The final command line tool that will be covered in this blog is h5copy, which allows a user to copy datasets from one file to another or within a file.
Exercise 1: Find the Code
The first exercise for this tutorial will be based on using the three terminal comamnds discussed in the first section of the presentation; h5ls, h5dump and h5copy. In /Documents/ inside the VirtualBox image, you will find two HDF5 files named exercise1.h5 and solution.h5. The objective here is to search exercise1.h5, following clues in attributes to copy datasets to solution.h5. This exercise begins with a clue in the attribute of the root group. Keep on collecting the correct datasets and copy them over to another HDF5 named solution.h5 in the format specified by the attributes. When you have completed this task, run the python file "codebreaker.py" and it will check your solution.h5 to see if what you have submitted is correct.
Part 2: HDF5 and h5py
For those that are familiar with python, there is a module that provides various commands for the creation and manipulation of HDF5 files. Extensive documentation for this module can be found on this website.

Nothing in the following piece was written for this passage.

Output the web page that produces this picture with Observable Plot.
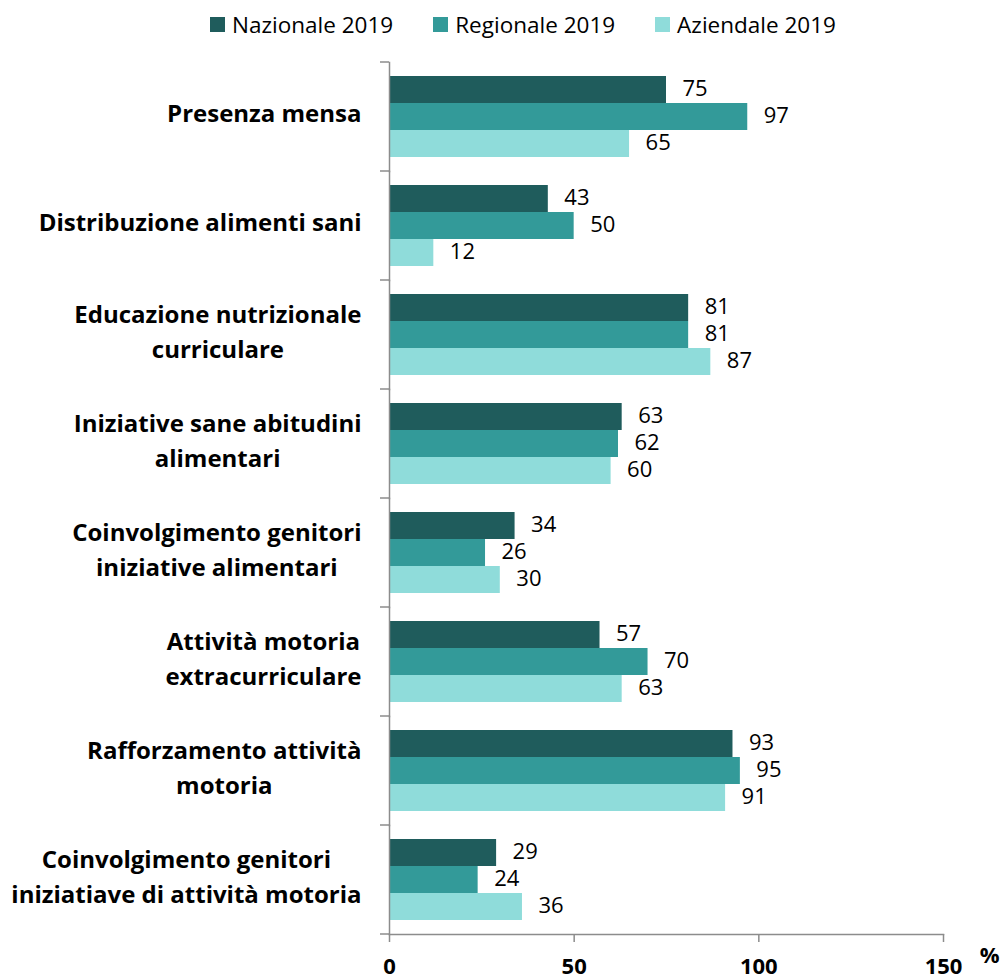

This module has various features, including creation, reading and writing and the manipulation of file structure within HDF5 files. When wishing to use this module do not forget to use the "import h5py" command.
See the slides for details on the covered commands.
Exercise 2: Create your own file!
In the second part, you will have learned about using h5py and some of its features. This exercise will be about creating your own HDF5 file. In /Documents/ inside the VirtualBox image, you will find an IPython Notebook. Open this notebook through terminal using the command
$ cd ~/Documents/
$ ipython notebook exercise2.ipynb
Run through the exercises found in this file.